Even if Hwang managed to be absolutely perfect by dentistry admission standards, his international status makes those schools wary in accepting him and financial aid even more ominous.

“Goshen has so many pre-med students, but not many other pre-health professional students,” Hwang said. “So whenever I went to pre-health club meetings, the information they provided was mainly for the pre-med students. In my knowledge, the last student who graduated as pre-dental student and went to a dental school graduated four or five years ago. So I had to reach out.”

Hwang was able to use the network of friends and colleagues in the Goshen area to contact people who knew how to get him on track for admittance into dental school. A cousin of a good friend, Hwang discovered, was a vice-president of the American Dental Education Association (ADEA), an organization that looks over curriculums for dental schools across the nation.

“[Networking this way] was miraculous, because I told my friends that I was going to change my major to accounting if I didn’t find the answer for the question ‘Can I go to a dental school as an international student?’ before my junior year,” Hwang said. “He [VP of ADEA] gave me a clear answer that I can go to a dental school in the country as an international student when I visited him the summer after my sophomore year. He also helped me a lot throughout my school decisions after I was accepted to several schools this year.”

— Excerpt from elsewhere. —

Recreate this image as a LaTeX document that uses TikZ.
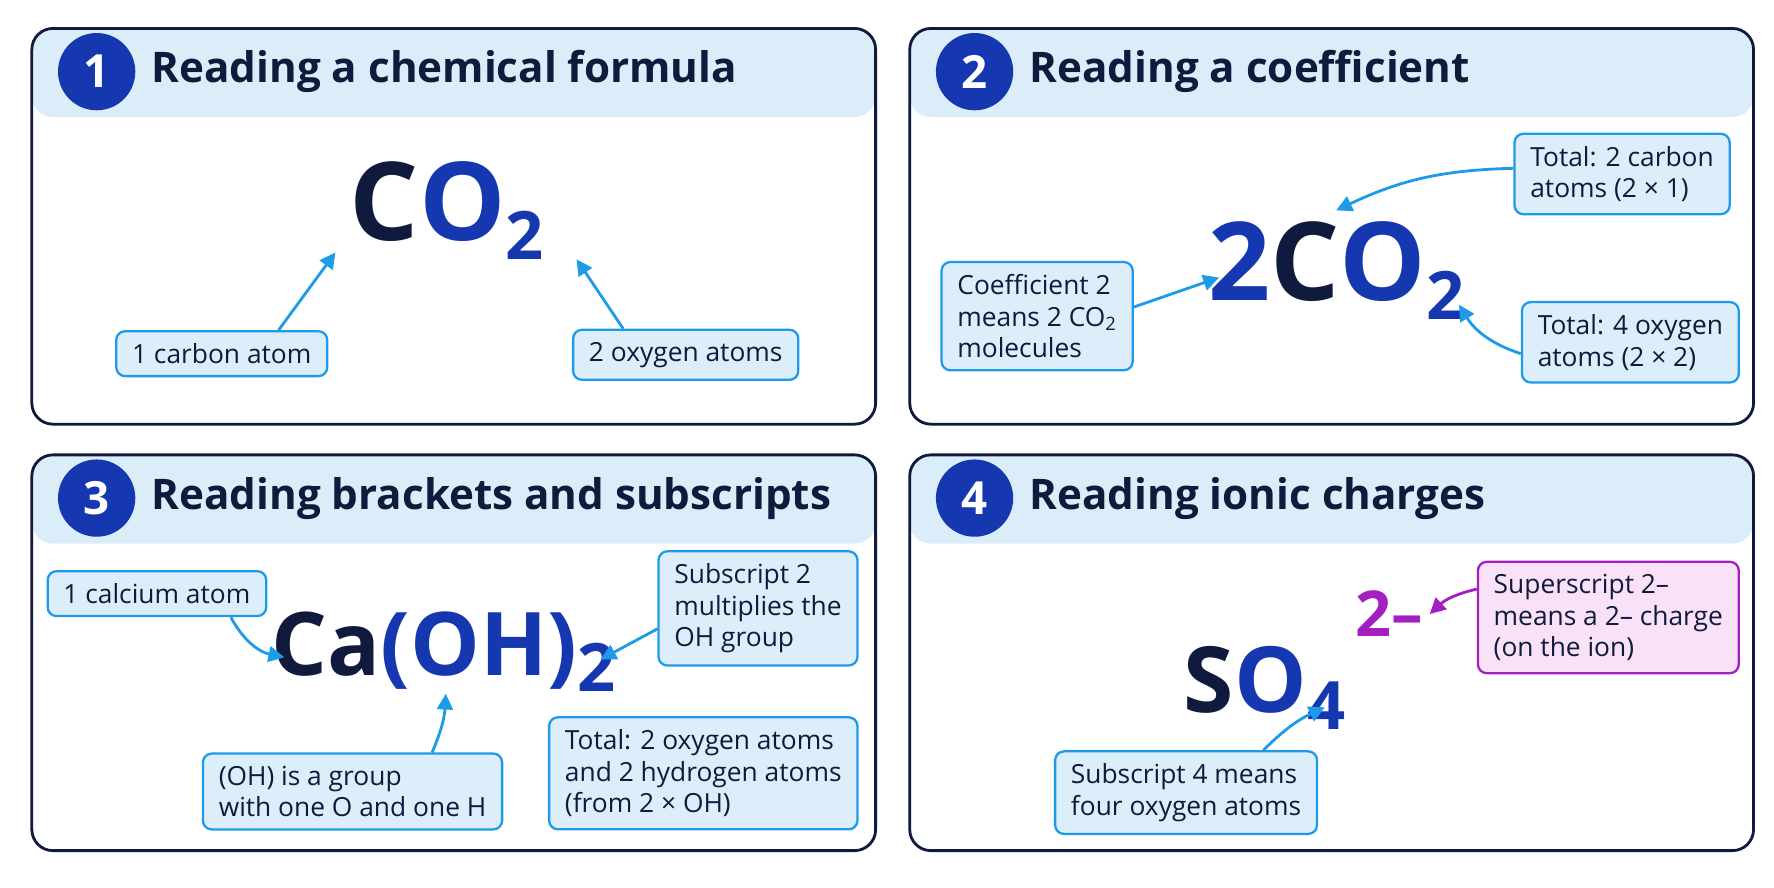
\documentclass[tikz,border=0pt]{standalone}
\usepackage{fontspec}
\setmainfont{Open Sans}
\usetikzlibrary{arrows.meta}

\definecolor{navy}{HTML}{101A3C}
\definecolor{dblue}{HTML}{1538B0}
\definecolor{abluec}{HTML}{1E9BE8}
\definecolor{boxfill}{HTML}{DDEEFB}
\definecolor{headfill}{HTML}{DCEDFA}
\definecolor{pcolor}{HTML}{A41FC0}
\definecolor{pfill}{HTML}{F9E2F8}

\tikzset{
  panel/.style={draw=navy, line width=1.6pt, rounded corners=12},
  numcirc/.style={circle, fill=dblue, text=white, minimum size=44pt, inner sep=0pt, font=\fontsize{26}{26}\selectfont\bfseries},
  title/.style={anchor=west, text=navy, font=\fontsize{24}{28}\selectfont\bfseries},
  lbl/.style={draw=abluec, fill=boxfill, line width=1.3pt, rounded corners=5, text=navy, align=left, inner xsep=9pt, inner ysep=7pt, font=\fontsize{15}{18}\selectfont},
  plbl/.style={lbl, draw=pcolor, fill=pfill},
  formula/.style={font=\fontsize{62}{62}\selectfont\bfseries, inner sep=0pt},
  arrow/.style={draw=abluec, line width=1.6pt, -{Triangle[length=9pt,width=9pt]}},
  parrow/.style={arrow, draw=pcolor},
}

\newcommand{\sub}[1]{\raisebox{-0.18em}{\fontsize{38}{38}\selectfont #1}}

\begin{document}
\begin{tikzpicture}[x=0.022744cm, y=-0.022744cm]
\useasboundingbox (0,0) rectangle (1560,780);

% panels
\foreach \px/\py/\n/\t in {28/25/1/Reading a chemical formula, 800/25/2/Reading a coefficient,
    28/400/3/Reading brackets and subscripts, 800/400/4/Reading ionic charges} {
  \begin{scope}[shift={(\px,\py)}]
    \fill[headfill, rounded corners=12] (0,78) -- (0,0) -- (742,0) -- (742,78) -- cycle;
    \draw[panel] (0,0) rectangle (742,348);
    \node[numcirc] at (57,38) {\n};
    \node[title] at (100,38) {\t};
  \end{scope}
}

% 1
\node[formula] (co) at (393,185) {\textcolor{navy}{C}\textcolor{dblue}{O\sub{2}}};
\node[lbl] (carbon) at (195,311) {1 carbon atom};
\node[lbl] (oxy) at (603,312) {2 oxygen atoms};
\coordinate (cC) at (295,222);
\coordinate (cO) at (507,228);
\draw[arrow] (carbon.north) ++(50,0) -- (cC);
\draw[arrow] (oxy.north) ++(-55,0) -- (cO);

% 2
\node[formula] (tco) at (1175,238) {\textcolor{dblue}{2}\textcolor{navy}{C}\textcolor{dblue}{O\sub{2}}};
\node[lbl] (coef) at (912,278) {Coefficient 2\\means 2 CO\textsubscript{2}\\molecules};
\node[lbl, anchor=east] (totc) at (1522,153) {Total: 2 carbon\\atoms (2 × 1)};
\node[lbl, anchor=east] (toto) at (1530,301) {Total: 4 oxygen\\atoms (2 × 2)};
\coordinate (tC) at (1175,185);
\coordinate (tO) at (1283,268);
\draw[arrow] (coef.east) ++(0,-8) -- (1072,244);
\draw[arrow] (totc.west) ++(0,-5) to[bend right=12] (tC);
\draw[arrow] (toto.west) ++(0,10) to[bend left=20] (tO);

% 3
\node[formula, font=\fontsize{50}{50}\selectfont\bfseries] (caoh) at (390,573) {\textcolor{navy}{Ca}\textcolor{dblue}{(OH)\sub{2}}};
\node[lbl] (ca) at (138,522) {1 calcium atom};
\node[lbl, anchor=east] (subs) at (755,535) {Subscript 2\\multiplies the\\OH group};
\node[lbl] (grp) at (310,696) {(OH) is a group\\with one O and one H};
\node[lbl, anchor=east] (tot3) at (755,680) {Total: 2 oxygen atoms\\and 2 hydrogen atoms\\(from 2 × OH)};
\draw[arrow] (ca.south) ++(65,0) to[bend right=25] (250,578);
\draw[arrow] (subs.west) ++(0,18) -- (528,580);
\draw[arrow] (grp.north) ++(70,0) to[bend right=10] (392,610);

% 4
\node[formula, font=\fontsize{52}{52}\selectfont\bfseries] (so) at (1112,605) {\textcolor{navy}{S}\textcolor{dblue}{O\sub{4}}};
\node[font=\fontsize{36}{36}\selectfont\bfseries, text=pcolor] (chg) at (1222,540) {2–};
\node[plbl, anchor=east] (sup) at (1530,543) {Superscript 2–\\means a 2– charge\\(on the ion)};
\node[lbl] (s4) at (1043,697) {Subscript 4 means\\four oxygen atoms};
\draw[parrow] (sup.west) ++(0,-25) to[bend right=15] (chg.east);
\draw[arrow] (s4.north) ++(68,0) to[bend left=10] (1165,622);
\end{tikzpicture}
\end{document}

Hwang was invited to four interviews, and was the only international student that he met on the interview trips.

“I don’t know how I got such a good result from my Dental Admission Test (DAT) and everything worked out so well for me, but it would have been impossible without the people I’ve met throughout my college career,” Hwang said.

“The small school environment at Goshen allowed me to participate in extracurricular activities—soccer, choir, RA, TA, ISC, pre-health club and research experience—which made my application more valuable. On top of that, GC provided me opportunities to build personal relationships with amazing professors who helped me immensely throughout my application process. I would not have been able to make it without their help.”